## EXERCISE REQUIREMENTS:
Omit all images, then return the remaining material exactly as it stands.

## RECORDED INFORMATION:
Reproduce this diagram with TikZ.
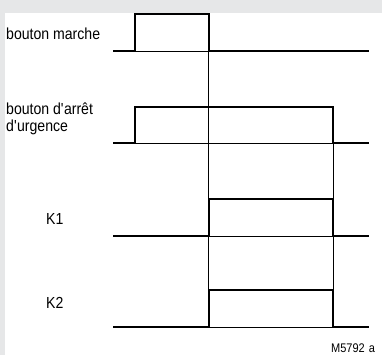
\documentclass[tikz,border=0pt]{standalone}
\usepackage{fontspec}
\setmainfont{Liberation Sans}[FakeStretch=0.88]
\usetikzlibrary{positioning}
\definecolor{bgray}{HTML}{E6E7E8}

\begin{document}
\begin{tikzpicture}[x=1pt,y=-1pt,
  lbl/.style={anchor=base west,inner sep=0pt,font=\fontsize{16}{17.5}\selectfont,align=left},
  sig/.style={line width=2pt,line join=miter},
  guide/.style={line width=0.6pt}]
\fill[bgray] (0,0) rectangle (382,355);
\fill[white] (5,13) rectangle (382,355);
\useasboundingbox (0,0) rectangle (382,355);
% labels
\node[lbl] (bm) at (6,40) {bouton marche};
\node[lbl] (bau) at (6,132) {bouton d\textquotesingle arr\^et\\d\textquotesingle urgence};
\node[lbl] (k1) at (46,224) {K1};
\node[lbl] (k2) at (46,308) {K2};
\node[lbl,font=\fontsize{12.5}{13}\selectfont] (ref) at (331,352) {M5792\,\,a};
% thin guides
\draw[guide] (208.5,14) -- (208.5,290);
\draw[guide] (333,107) -- (333,290);
\draw[guide] (135,51) -- (209,51);
\draw[guide] (135,143) -- (333,143);
\draw[guide] (208.5,236) -- (333,236);
\draw[guide] (208.5,327) -- (333,327);
% signals
\draw[sig] (113,51) -- (135,51) -- (135,14) -- (208.5,14) -- (208.5,51) -- (369,51);
\draw[sig] (113,143) -- (135,143) -- (135,107) -- (333,107) -- (333,143) -- (369,143);
\draw[sig] (113,236) -- (208.5,236) -- (208.5,199) -- (333,199) -- (333,236) -- (369,236);
\draw[sig] (113,327) -- (208.5,327) -- (208.5,290) -- (333,290) -- (333,327) -- (369,327);
\end{tikzpicture}
\end{document}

## RESULT BELOW:
Reproduce this diagram with TikZ.
\documentclass[tikz,border=0pt]{standalone}
\usepackage{fontspec}
\setmainfont{Liberation Sans}[FakeStretch=0.88]
\usetikzlibrary{positioning}
\definecolor{bgray}{HTML}{E6E7E8}

\begin{document}
\begin{tikzpicture}[x=1pt,y=-1pt,
  lbl/.style={anchor=base west,inner sep=0pt,font=\fontsize{16}{17.5}\selectfont,align=left},
  sig/.style={line width=2pt,line join=miter},
  guide/.style={line width=0.6pt}]
\fill[bgray] (0,0) rectangle (382,355);
\fill[white] (5,13) rectangle (382,355);
\useasboundingbox (0,0) rectangle (382,355);
% labels
\node[lbl] (bm) at (6,40) {bouton marche};
\node[lbl] (bau) at (6,132) {bouton d\textquotesingle arr\^et\\d\textquotesingle urgence};
\node[lbl] (k1) at (46,224) {K1};
\node[lbl] (k2) at (46,308) {K2};
\node[lbl,font=\fontsize{12.5}{13}\selectfont] (ref) at (331,352) {M5792\,\,a};
% thin guides
\draw[guide] (208.5,14) -- (208.5,290);
\draw[guide] (333,107) -- (333,290);
\draw[guide] (135,51) -- (209,51);
\draw[guide] (135,143) -- (333,143);
\draw[guide] (208.5,236) -- (333,236);
\draw[guide] (208.5,327) -- (333,327);
% signals
\draw[sig] (113,51) -- (135,51) -- (135,14) -- (208.5,14) -- (208.5,51) -- (369,51);
\draw[sig] (113,143) -- (135,143) -- (135,107) -- (333,107) -- (333,143) -- (369,143);
\draw[sig] (113,236) -- (208.5,236) -- (208.5,199) -- (333,199) -- (333,236) -- (369,236);
\draw[sig] (113,327) -- (208.5,327) -- (208.5,290) -- (333,290) -- (333,327) -- (369,327);
\end{tikzpicture}
\end{document}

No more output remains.